In case you’ve been waiting for a Virginia court to weigh in on the theory of “deepening insolvency,” that time has come.
The theory is a way of holding corporate directors liable for operating a financially strapped company in a way that only digs a deeper hole – penalizing them for not knowing when to quit.
“Deepening insolvency” has drawn a fair amount of academic debate since it first cropped up in the early 1980s, but the theory has been on the wane since a Delaware court rejected it last year.

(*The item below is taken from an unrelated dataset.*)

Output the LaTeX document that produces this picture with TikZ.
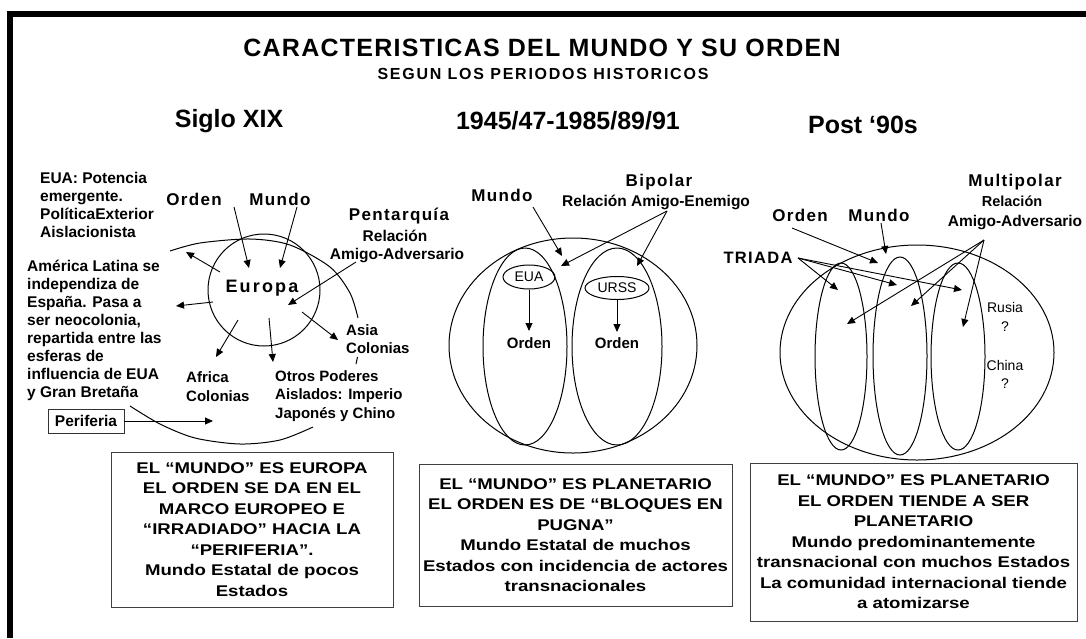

U.S. Bankruptcy Judge Kevin Huennekens threw out the claim in a new case, In re James River Coal Co. (VLW 007-4-003). In JRCC, a coal company and its 21 subsidiaries sought to reorganize under Chapter 11. The trustee of a liquidating trust sued First Reserve, an entity that included major shareholders of the coal company and the managing general partner of the shareholder funds.
The trustee claimed that First Reserve and its directors, “by virtue of their overreaching, domination and control” over the debtors’ businesses, fraudulently or negligently “prolonged the corporation’s existence for more than three years.”
Huennekens said that application of the theory “would fundamentally transform Virginia law,” which does not require a financially challenged company to abruptly wind up its business and liquidate its assets.
“Simply because a business may be failing does not make the directors personally responsible for insuring the success of the business strategies they decide to pursue,” the bankruptcy judge said.